Real-World Use Cases

E-Commerce Order Fulfillment

When a customer places an order, an event is emitted from the web store (on-premises or cloud). The event triggers inventory updates, payment processing, shipping, and notification services. In a hybrid cloud, the inventory service might run on-premises for low latency, while fraud detection runs on cloud ML services. The broker ensures that even if one service is down, the event is not lost and can be processed later.

IoT Data Ingestion

Industrial IoT sensors generate massive event streams that require real-time analytics. Edge devices on-premises produce events that are aggregated by a local broker, then forwarded to the cloud for historical analysis and training. Using EDA, the system can scale to millions of devices while keeping latency low for time-critical decisions (e.g., machine shutdown).

Financial Fraud Detection

Banks use event-driven architectures to detect fraud in real time. Transactions produce events that are evaluated by a stream processing pipeline running on cloud servers. Suspicious events can trigger alerts while normal events update balances and fraud models. The hybrid cloud allows sensitive customer data to remain on-premises while compute-intensive analysis scales elastically.
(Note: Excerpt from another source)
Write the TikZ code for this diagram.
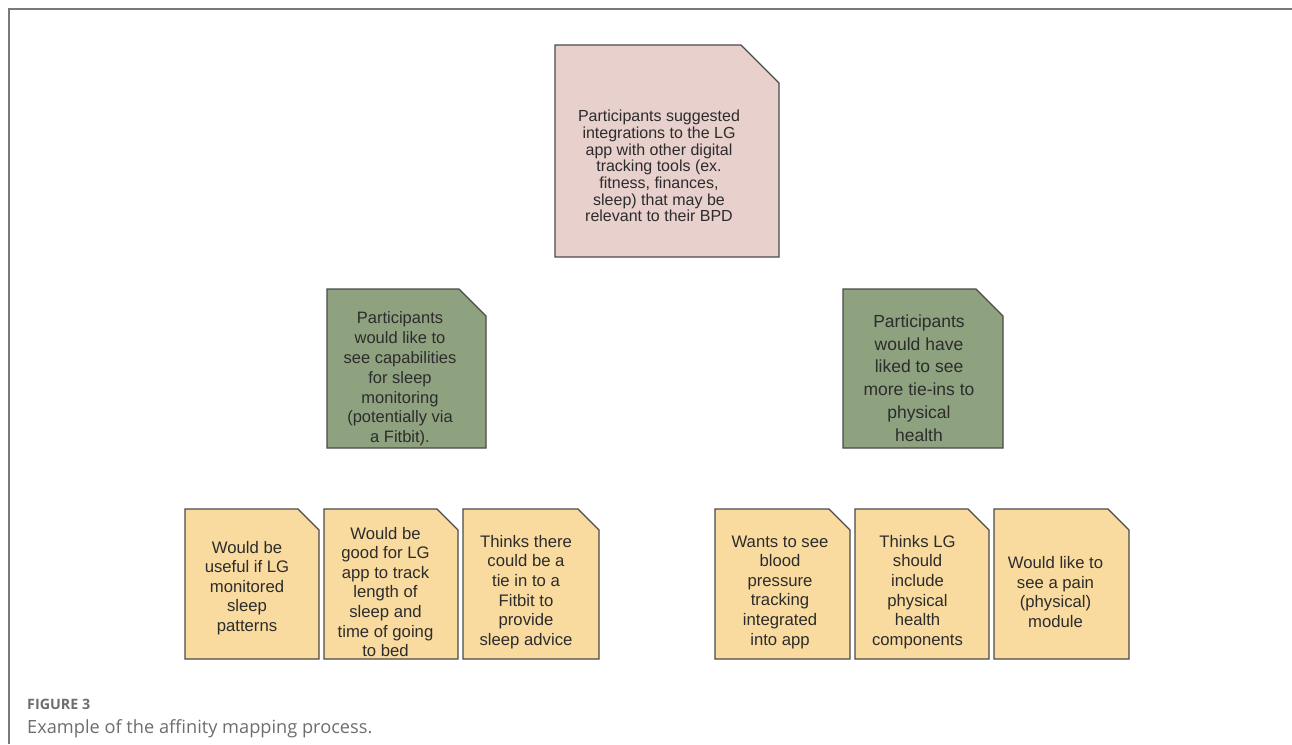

Event-driven architecture continues to evolve. Event meshes — a network overlay that connects multiple brokers across environments — are gaining traction, allowing seamless event routing across clouds and data centers. Serverless EDA with functions triggered by events (AWS Lambda, Azure Functions, Cloud Run) reduces operational overhead. Edge event processing pushes compute closer to data sources, minimizing latency. Finally, integration with AI/ML pipelines allows events to trigger model inference or retraining, making systems smarter over time.

Conclusion

Deploying event-driven architectures in hybrid cloud environments provides a powerful combination of flexibility, scalability, and resilience. By decoupling services with asynchronous events, organizations can integrate on-premises and cloud systems without tight dependencies. However, success requires careful attention to network latency, data consistency, security, and observability. Following established patterns like event sourcing and stream processing, combined with robust schema governance, ensures long-term maintainability. As hybrid cloud adoption grows, event-driven architectures will become a foundational pattern for building responsive, future-proof systems.